### Required task
Look for "this" in the listing below. Gather each line that contains it.

**** Information provided ****

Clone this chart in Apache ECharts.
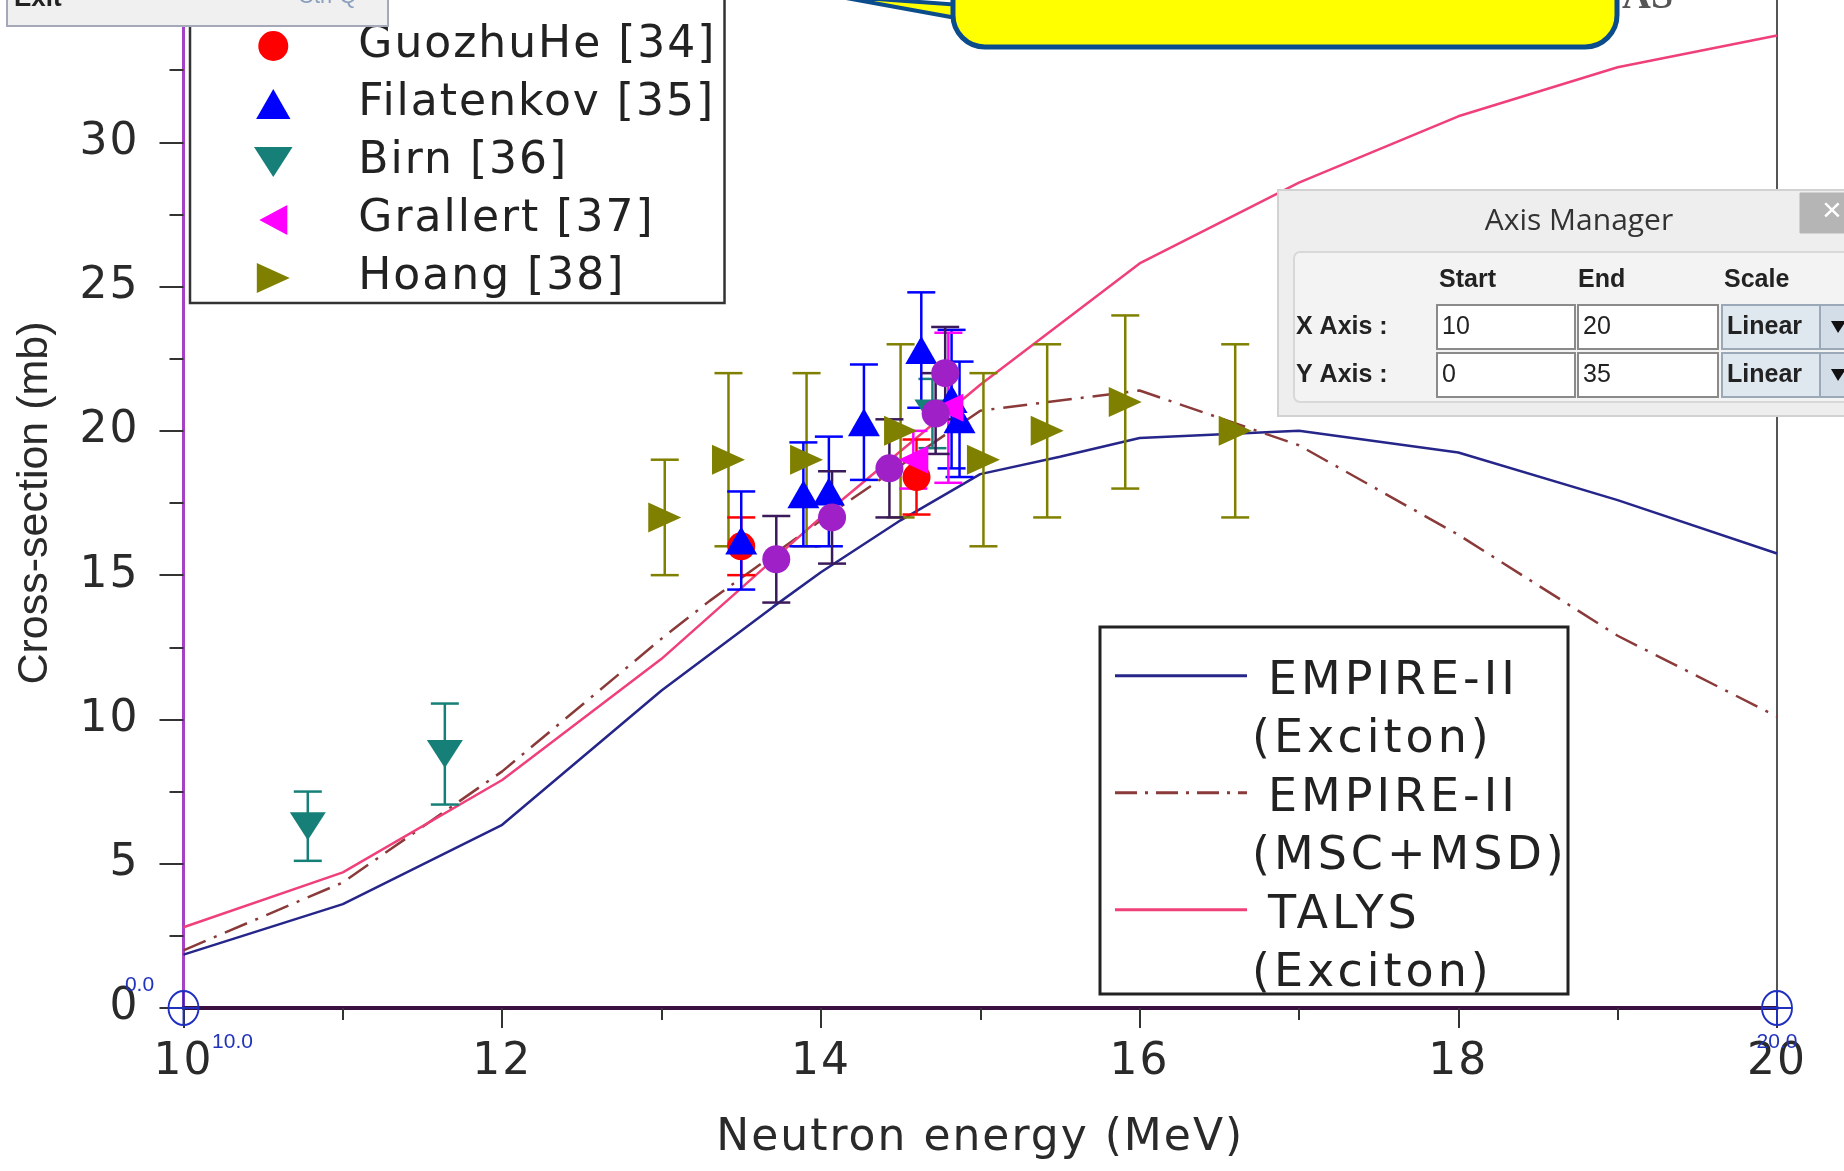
<!DOCTYPE html>
<html><head><meta charset="utf-8">
<script src="https://cdn.jsdelivr.net/npm/echarts@6/dist/echarts.min.js"></script>
<style>html,body{margin:0;padding:0;background:#fff;}#c{width:1844px;height:1171px;}</style>
</head><body><div id="c"></div>
<script>
// ---------- data ----------
const xTickValues = [10, 12, 14, 16, 18, 20];
const yTickValues = [0, 5, 10, 15, 20, 25, 30, 35];

const empExcX = [10, 11, 12, 13, 13.7, 14, 14.5, 15, 15.5, 16, 17, 18, 19, 20];
const empExcY = [1.85, 3.6, 6.35, 11.0, 13.9, 15.1, 16.9, 18.5, 19.1, 19.75, 20.0, 19.25, 17.6, 15.75];
const empMscX = [10, 11, 12, 13, 13.3, 14, 15, 16, 17, 18, 19, 20];
const empMscY = [2.0, 4.35, 8.2, 12.8, 14.1, 16.9, 20.7, 21.4, 19.5, 16.4, 12.9, 10.1];
const talysX = [10, 11, 12, 13, 14, 15, 16, 17, 18, 19, 20];
const talysY = [2.8, 4.7, 7.9, 12.1, 17.0, 21.6, 25.8, 28.6, 30.9, 32.6, 33.7];

const presentX = [13.72, 14.07, 14.43, 14.72, 14.78];
const presentY = [15.55, 17.0, 18.7, 20.6, 22.0];
const presentErr = [1.5, 1.6, 1.7, 1.4, 1.6];

const guozhuX = [13.5, 14.6];
const guozhuY = [16.0, 18.4];
const guozhuErr = [1.0, 1.3];

const filatX = [13.5, 13.89, 14.05, 14.27, 14.63, 14.82, 14.87];
const filatY = [16.2, 17.8, 17.9, 20.3, 22.8, 21.1, 20.4];
const filatErr = [1.7, 1.8, 1.9, 2.0, 2.0, 2.4, 2.0];

const birnX = [10.78, 11.64, 14.7];
const birnY = [6.3, 8.8, 20.6];
const birnErr = [1.2, 1.75, 1.2];

const grallX = [14.58, 14.8];
const grallY = [19.0, 20.8];
const grallErr = [1.0, 2.6];

const hoangX = [13.02, 13.42, 13.91, 14.5, 15.02, 15.42, 15.91, 16.6];
const hoangY = [17.0, 19.0, 19.0, 20.0, 19.0, 20.0, 21.0, 20.0];
const hoangErr = [2.0, 3.0, 3.0, 3.0, 3.0, 3.0, 3.0, 3.0];

const legendTopNames = ['Present work', 'GuozhuHe [34]', 'Filatenkov [35]', 'Birn [36]', 'Grallert [37]', 'Hoang [38]'];
const legendLineNames = ['EMPIRE-II (Exciton)', 'EMPIRE-II (MSC+MSD)', 'TALYS (Exciton)'];

// ---------- tracking (letter spacing) for the widely spaced plot lettering ----------
(function () {
  const proto = CanvasRenderingContext2D.prototype;
  const d = Object.getOwnPropertyDescriptor(proto, 'font');
  if (!d || !('letterSpacing' in proto)) return;
  Object.defineProperty(proto, 'font', {
    configurable: true, enumerable: d.enumerable,
    get: function () { return d.get.call(this); },
    set: function (v) {
      d.set.call(this, v);
      let sp = '0px';
      const m = /(\d+(?:\.\d+)?)px\s+["']?DejaVu Sans["']?\s*$/.exec(String(v));
      if (m) { const s = parseFloat(m[1]); sp = s >= 46 ? '4px' : (s >= 44 ? '2px' : '0px'); }
      this.letterSpacing = sp;
    }
  });
})();

// ---------- helpers ----------
const zip = (xs, ys) => xs.map((x, i) => [x, ys[i]]);
const errData = (xs, ys, es) => xs.map((x, i) => [x, ys[i] - es[i], ys[i] + es[i]]);
function errRender(color, cap) {
  return function (params, api) {
    const x = api.value(0), lo = api.value(1), hi = api.value(2);
    const a = api.coord([x, lo]), b = api.coord([x, hi]);
    const st = { stroke: color, lineWidth: 2.5 };
    return { type: 'group', children: [
      { type: 'line', shape: { x1: a[0], y1: a[1], x2: b[0], y2: b[1] }, style: st },
      { type: 'line', shape: { x1: a[0] - cap, y1: a[1], x2: a[0] + cap, y2: a[1] }, style: st },
      { type: 'line', shape: { x1: b[0] - cap, y1: b[1], x2: b[0] + cap, y2: b[1] }, style: st }
    ]};
  };
}
function errSeries(name, xs, ys, es, color) {
  return { name: name, type: 'custom', renderItem: errRender(color, 14), data: errData(xs, ys, es),
    encode: { x: 0, y: [1, 2] }, z: 3, silent: true };
}
function scatter(name, xs, ys, color, symbol, size, rot) {
  return { name: name, type: 'scatter', data: zip(xs, ys), symbol: symbol, symbolSize: size,
    symbolRotate: rot || 0, itemStyle: { color: color, opacity: 1 }, z: 4 };
}

const FONT = 'DejaVu Sans';
const chart = echarts.init(document.getElementById('c'));

// ---------- overlay (screenshot furniture) ----------
function txt(x, y, text, size, opts) {
  opts = opts || {};
  return { type: 'text', z: opts.z || 102, style: {
    x: x, y: y, text: text, fontSize: size, fontFamily: opts.family || 'Liberation Sans',
    fontWeight: opts.weight || 'normal', fill: opts.color || '#222',
    textAlign: opts.align || 'left', align: opts.align || 'left',
    textVerticalAlign: 'middle', verticalAlign: 'middle' } };
}
function rect(x, y, w, h, fill, stroke, lw, z, r) {
  return { type: 'rect', z: z, shape: { x: x, y: y, width: w, height: h, r: r || 0 },
    style: { fill: fill, stroke: stroke, lineWidth: lw } };
}
const overlay = [
  rect(1100, 627, 468, 367, '#ffffff', '#222', 3, 3),
  rect(7, -12, 381, 38, '#f0f0f0', '#a4a8b8', 2, 100),
  txt(14, -1, 'Exit', 26, { weight: 'bold', color: '#222' }),
  txt(298, -3, 'Ctrl-Q', 22, { color: '#8aa0bc' }),
  txt(1622, -2, 'AS', 40, { family: 'Liberation Serif', weight: 'bold', color: '#555', z: 99 }),
  { type: 'polygon', z: 100, shape: { points: [[835, -4], [962, 5], [962, 19]] },
    style: { fill: '#ffff00', stroke: '#0b4c8c', lineWidth: 4 } },
  rect(953, -40, 664, 87, '#ffff00', '#0b4c8c', 5, 101, 32),
  rect(1278, 190, 600, 226, '#eeeeee', '#d2d2d2', 2, 100),
  txt(1579, 221, 'Axis Manager', 30, { align: 'center', color: '#333', family: 'Open Sans' }),
  rect(1800, 193, 60, 40, '#b5b5b5', '#b5b5b5', 1, 101),
  txt(1832, 212, '×', 34, { align: 'center', color: '#ffffff' }),
  rect(1294, 252, 600, 150, '#f3f3f3', '#d8d8d8', 2, 101, 6),
  txt(1439, 280, 'Start', 25, { weight: 'bold' }),
  txt(1578, 280, 'End', 25, { weight: 'bold' }),
  txt(1724, 280, 'Scale', 25, { weight: 'bold' }),
  txt(1296, 327, 'X Axis :', 25, { weight: 'bold' }),
  txt(1296, 375, 'Y Axis :', 25, { weight: 'bold' }),
  rect(1437, 305, 138, 44, '#ffffff', '#8a8a8a', 2, 102),
  rect(1578, 305, 140, 44, '#ffffff', '#8a8a8a', 2, 102),
  rect(1437, 353, 138, 44, '#ffffff', '#8a8a8a', 2, 102),
  rect(1578, 353, 140, 44, '#ffffff', '#8a8a8a', 2, 102),
  txt(1442, 327, '10', 25, { z: 103 }),
  txt(1583, 327, '20', 25, { z: 103 }),
  txt(1442, 375, '0', 25, { z: 103 }),
  txt(1583, 375, '35', 25, { z: 103 }),
  rect(1722, 305, 98, 44, '#dfe7ef', '#9aa8b8', 2, 102),
  rect(1722, 353, 98, 44, '#dfe7ef', '#9aa8b8', 2, 102),
  rect(1820, 305, 40, 44, '#d3dde8', '#9aa8b8', 2, 102),
  rect(1820, 353, 40, 44, '#d3dde8', '#9aa8b8', 2, 102),
  txt(1727, 327, 'Linear', 25, { weight: 'bold', z: 103 }),
  txt(1727, 375, 'Linear', 25, { weight: 'bold', z: 103 }),
  { type: 'polygon', z: 103, shape: { points: [[1831, 321], [1846, 321], [1838, 333]] }, style: { fill: '#111' } },
  { type: 'polygon', z: 103, shape: { points: [[1831, 369], [1846, 369], [1838, 381]] }, style: { fill: '#111' } }
];

// legend icons (final orientation, aspect kept)
const ICON_UP = 'path://M16,0 L32,28 L0,28 Z';
const ICON_DOWN = 'path://M0,0 L36,0 L18,28 Z';
const ICON_RIGHT = 'path://M0,0 L33,15 L0,30 Z';
const ICON_LEFT = 'path://M28,0 L28,30 L0,15 Z';
const ICON_CIRCLE = 'path://M14,0 A14,14 0 1 1 14,28 A14,14 0 1 1 14,0 Z';
const ICON_SOLID = 'path://M0,0 L132,0 L132,3 L0,3 Z';
const ICON_DASHDOT = 'path://M0,0h22v3h-22z M30,0h3v3h-3z M41,0h22v3h-22z M71,0h3v3h-3z M82,0h22v3h-22z M112,0h3v3h-3z M123,0h9v3h-9z';
const topIcons = [ICON_CIRCLE, ICON_CIRCLE, ICON_UP, ICON_DOWN, ICON_LEFT, ICON_RIGHT];
const lineIcons = [ICON_SOLID, ICON_DASHDOT, ICON_SOLID];

const cursorPath = 'path://M15,0 A15,15 0 1 1 15,30 A15,15 0 1 1 15,0 Z M15,0 L15,30 M0,15 L30,15';
const cursorLabel = { show: true, color: '#2233bb', fontSize: 21, fontFamily: 'Liberation Sans' };

const option = {
  animation: false,
  backgroundColor: '#ffffff',
  grid: { left: 183.5, right: 67, top: -2, bottom: 163, containLabel: false, outerBoundsMode: 'none' },
  xAxis: {
    type: 'value', min: 10, max: 20, interval: 2,
    name: 'Neutron energy (MeV)', nameLocation: 'middle', nameGap: 108,
    nameTextStyle: { fontSize: 44, fontFamily: FONT, color: '#2a2a2a' },
    axisLine: { show: true, onZero: false, lineStyle: { color: '#3a1040', width: 4 } },
    axisTick: { show: true, inside: false, length: 20, lineStyle: { color: '#333', width: 2 } },
    minorTick: { show: true, splitNumber: 2, length: 12, lineStyle: { color: '#333', width: 2 } },
    axisLabel: { margin: 32, fontSize: 44, fontFamily: FONT, color: '#2a2a2a',
      customValues: xTickValues },
    splitLine: { show: false }
  },
  yAxis: [{
    type: 'value', min: 0, max: 35, interval: 5,
    name: 'Cross-section (mb)', nameLocation: 'middle', nameGap: 127, nameRotate: 90,
    nameTextStyle: { fontSize: 43, fontFamily: 'Liberation Sans', color: '#2a2a2a' },
    axisLine: { show: true, lineStyle: { color: '#a640c4', width: 3 } },
    axisTick: { show: true, inside: false, length: 24, lineStyle: { color: '#333', width: 2 } },
    minorTick: { show: true, splitNumber: 2, length: 14, lineStyle: { color: '#333', width: 2 } },
    axisLabel: { margin: 44, fontSize: 44, fontFamily: FONT, color: '#2a2a2a' },
    splitLine: { show: false }
  }, {
    type: 'value', min: 0, max: 35, position: 'right',
    axisLine: { show: true, lineStyle: { color: '#555', width: 2 } },
    axisTick: { show: false }, axisLabel: { show: false }, splitLine: { show: false }
  }],
  legend: [{
    orient: 'vertical', left: 190, top: -46,
    data: legendTopNames.map((n, i) => ({ name: n, icon: topIcons[i] })),
    itemWidth: 160, itemHeight: 30, itemGap: 8,
    symbolKeepAspect: true, symbolRotate: 0,
    padding: [9, 8, 0, 64],
    backgroundColor: '#ffffff', borderColor: '#333', borderWidth: 2.5,
    textStyle: { fontSize: 44, fontFamily: FONT, color: '#222', lineHeight: 50 },
    selectedMode: false, z: 5
  }, {
    orient: 'vertical', left: 1115, top: 582,
    data: legendLineNames.map((n, i) => ({ name: n, icon: lineIcons[i] })),
    itemWidth: 132, itemHeight: 3, itemGap: -70.5,
    symbolKeepAspect: true, symbolRotate: 0,
    padding: 0,
    formatter: n => {
      const p = n.split(' (');
      return '{s| }\n{a|' + p[0] + '}\n{b|(' + p[1] + '}';
    },
    textStyle: { fontSize: 46, fontFamily: FONT, color: '#222', lineHeight: 58.5,
      rich: {
        s: { fontSize: 46, fontFamily: FONT, lineHeight: 70.5 },
        a: { fontSize: 46, fontFamily: FONT, color: '#222', lineHeight: 58.5, padding: [0, 0, 0, 16] },
        b: { fontSize: 46, fontFamily: FONT, color: '#222', lineHeight: 58.5, padding: [0, 0, 0, 0] }
      } },
    selectedMode: false, z: 5
  }],
  graphic: { elements: overlay },
  series: [
    { name: 'EMPIRE-II (Exciton)', type: 'line', data: zip(empExcX, empExcY), symbol: 'none',
      lineStyle: { color: '#26268a', width: 2.5 }, itemStyle: { color: '#26268a' }, z: 2,
      markPoint: {
        symbol: cursorPath, symbolSize: [30, 34], silent: true,
        itemStyle: { color: 'rgba(0,0,0,0)', borderColor: '#1f2fc0', borderWidth: 2 },
        label: { show: false },
        data: [
          { coord: [10, 0] },
          { coord: [20, 0] },
          { coord: [10, 0], symbolSize: 0, label: Object.assign({ formatter: '0.0', offset: [-44, -23] }, cursorLabel) },
          { coord: [10, 0], symbolSize: 0, label: Object.assign({ formatter: '10.0', offset: [49, 34] }, cursorLabel) },
          { coord: [20, 0], symbolSize: 0, label: Object.assign({ formatter: '20.0', offset: [0, 34] }, cursorLabel) }
        ]
      } },
    { name: 'EMPIRE-II (MSC+MSD)', type: 'line', data: zip(empMscX, empMscY), symbol: 'none',
      lineStyle: { color: '#8b3a3a', width: 2.5, type: [24, 9, 3, 9] }, itemStyle: { color: '#8b3a3a' }, z: 2 },
    { name: 'TALYS (Exciton)', type: 'line', data: zip(talysX, talysY), symbol: 'none',
      lineStyle: { color: '#f0407a', width: 2.5 }, itemStyle: { color: '#f0407a' }, z: 2 },

    errSeries('Hoang err', hoangX, hoangY, hoangErr, '#808000'),
    errSeries('Birn err', birnX, birnY, birnErr, '#168078'),
    errSeries('GuozhuHe err', guozhuX, guozhuY, guozhuErr, '#ff0000'),
    errSeries('Filatenkov err', filatX, filatY, filatErr, '#0000ff'),
    errSeries('Grallert err', grallX, grallY, grallErr, '#ff00ff'),
    errSeries('Present err', presentX, presentY, presentErr, '#3a1a5a'),

    scatter('Hoang [38]', hoangX, hoangY, '#808000', 'triangle', [30, 33], -90),
    scatter('Birn [36]', birnX, birnY, '#168078', 'triangle', [36, 28], 180),
    scatter('GuozhuHe [34]', guozhuX, guozhuY, '#ff0000', 'circle', 28, 0),
    scatter('Filatenkov [35]', filatX, filatY, '#0000ff', 'triangle', [32, 28], 0),
    scatter('Grallert [37]', grallX, grallY, '#ff00ff', 'triangle', [28, 30], 90),
    scatter('Present work', presentX, presentY, '#a020c8', 'circle', 28, 0)
  ]
};
chart.setOption(option);
</script>
</body></html>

****

### Answer to the task
Clone this chart in Apache ECharts.
    get: function () { return d.get.call(this); },
      d.set.call(this, v);
      this.letterSpacing = sp;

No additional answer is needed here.